Tuesday, March 18, 2014

Cronyism again an issue for Iowa GOP Gov. Branstad

Iowa GOP hack Lt. Gov. Kim Reynolds, says she had no idea about $280,000 in secret severance payments to former (Democratic) Iowa state employees before a story appeared in Des Moines Register, even though she was contacted about the apparent cronyism by the reporter before the piece was published.
     Here's Reynolds at her bubble-headed partisan best introducing Paul Ryan in Council Bluffs, claiming that Barack Obama lacked "style."
     Reynolds says that GOP Gov. Terry Branstad, currently on vacation in sunny Arizona and unavailable for comment, claims he had no idea what was going on.
     The six employees say they were fired over politics in interviews and grievances they filed. The Branstad administration claims their jobs were eliminated in a "reorganization" but, curiously, all of the settlement agreements had tightly-worded "confidentiality clauses" and two were offered  thousands of dollars apiece to sign additional agreements mandating secrecy.
Iowa's GOP Gov. Branstad again accused of cronyism and placing himself and his administration above the law. Carol Frank, a former construction and design engineer who was laid off in September 2011, likened the Branstad administration to “a group of renegades,” adding, “They just didn’t care about anyone else or about rules or law. They were just hiring their friends.”
     Branstad has spent at least $379,000 of Iowan's taxes defending his administra­tion against a lawsuit by Chris Godfrey, Iowa's gay former compensation commissioner, who alleged defamation, harassment, sexual discrimination and extortion by GOP Gov.

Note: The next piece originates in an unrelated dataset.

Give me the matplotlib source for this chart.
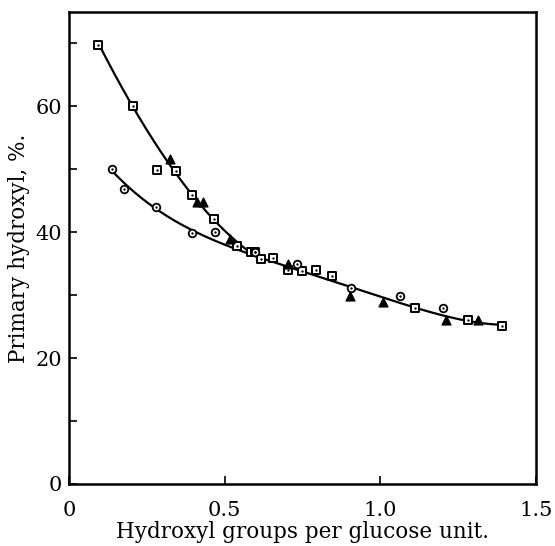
import numpy as np
import matplotlib
matplotlib.use("Agg")
import matplotlib.pyplot as plt

plt.rcParams['font.family'] = ['DejaVu Serif']

# squares (open, dotted centre)
sq_x = [0.092, 0.205, 0.284, 0.345, 0.396, 0.466, 0.539, 0.584, 0.598, 0.617,
        0.656, 0.704, 0.748, 0.793, 0.846, 1.111, 1.283, 1.390]
sq_y = [69.8, 60.0, 49.9, 49.8, 45.9, 42.1, 37.8, 36.9, 36.9, 35.7,
        35.9, 34.0, 33.8, 34.0, 33.1, 28.0, 26.1, 25.1]

# filled triangles
tri_x = [0.324, 0.410, 0.429, 0.517, 0.704, 0.903, 1.010, 1.212, 1.314]
tri_y = [51.7, 44.8, 44.8, 38.9, 35.0, 29.9, 28.9, 26.0, 26.0]

# open circles
circ_x = [0.137, 0.177, 0.280, 0.396, 0.469, 0.598, 0.733, 0.905, 1.063, 1.202]
circ_y = [50.0, 46.9, 44.0, 39.9, 40.0, 36.9, 35.0, 31.2, 29.8, 28.0]

# hand drawn curves
upper_x = [0.095, 0.15, 0.205, 0.26, 0.32, 0.38, 0.44, 0.50, 0.55, 0.60]
upper_y = [70.0, 64.8, 60.0, 55.3, 51.0, 47.0, 43.5, 40.2, 37.8, 36.3]
lower_x = [0.14, 0.2, 0.3, 0.4, 0.5, 0.6, 0.7, 0.8, 0.9, 1.0, 1.1, 1.2, 1.3, 1.39]
lower_y = [50.0, 46.3, 43.2, 40.0, 38.2, 36.4, 34.6, 33.0, 31.3, 29.5, 28.1, 27.0, 26.0, 25.1]

fig = plt.figure(figsize=(5.55, 5.46), dpi=100)
ax = fig.add_axes([0.1243, 0.1136, 0.8415, 0.8644])

# smooth curves
cu = np.polyfit(upper_x, upper_y, 3)
xu = np.linspace(upper_x[0], upper_x[-1], 200)
ax.plot(xu, np.polyval(cu, xu), color='black', lw=1.6, zorder=2)
cl = np.polyfit(lower_x, lower_y, 4)
xl = np.linspace(lower_x[0], lower_x[-1], 300)
ax.plot(xl, np.polyval(cl, xl), color='black', lw=1.6, zorder=2)

ax.scatter(sq_x, sq_y, marker='s', s=30, facecolor='white', edgecolor='black',
           linewidth=1.4, zorder=3)
ax.scatter(sq_x, sq_y, marker='.', s=2, color='black', zorder=4)
ax.scatter(circ_x, circ_y, marker='o', s=30, facecolor='white', edgecolor='black',
           linewidth=1.3, zorder=3)
ax.scatter(circ_x, circ_y, marker='.', s=2, color='black', zorder=4)
ax.scatter(tri_x, tri_y, marker='^', s=40, color='black', zorder=3)

ax.set_xlim(0, 1.5)
ax.set_ylim(0, 75)
ax.set_xticks([0, 0.5, 1.0, 1.5])
ax.set_xticklabels(['0', '0.5', '1.0', '1.5'])
ax.set_yticks([0, 20, 40, 60])
ax.set_yticks([10, 30, 50, 70], minor=True)
ax.tick_params(which='both', direction='in', length=6, width=1.2, labelsize=15, pad=5)
ax.tick_params(axis='x', pad=12)

for sp in ax.spines.values():
    sp.set_linewidth(1.8)

ax.set_xlabel('Hydroxyl groups per glucose unit.', fontsize=15.5, labelpad=1)
ax.set_ylabel('Primary hydroxyl, %.', fontsize=15.5, labelpad=4)

fig.savefig('out.png', dpi=100)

Branstad, who cut his salary after he refused to resign, as did other top state employees appointed by Branstad's Democratic predecessor, Chet Culver.
     Branstad's spokesman claimed the governor had no idea know Godfrey was gay.
     Last April, Branstad's state-issued SUV, driven by Trooper Steve Lawrence, was clocked at 84 mph on Highway 20 in Hamilton County, which has a speed limit of 65. Lt. Gov. Reynolds was aboard. Branstad evidently exacted his revenge:
     DCI agent Larry Hedlund, who reported the speeding SUV, was put on paid leave within days of complaining the driver wasn’t ticketed. Hedlund, a 25-year veteran, was fired July 17 and has since sued for wrongful termination.
     The day after Hedlund's firing, Branstad called a news conference and denied Hedlund’s claims that his firing was related to the speeding incident. He then promised that troopers not on emergency business would be told not to exceed speed limits.
     “We need to obey the speeding laws and traffic laws,” Branstad said. “I don’t want to see another incident like this one.”
     Six weeks later, at 11:34 am Aug. 27th on Highway 3 in Franklin County, Branstad’s SUV was again stopped for speeding — again with Lt. Gov. Reynolds aboard. Chief Franklin County Deputy Linn Larson gave Trooper Darren Argabright a written warning, but not a ticket.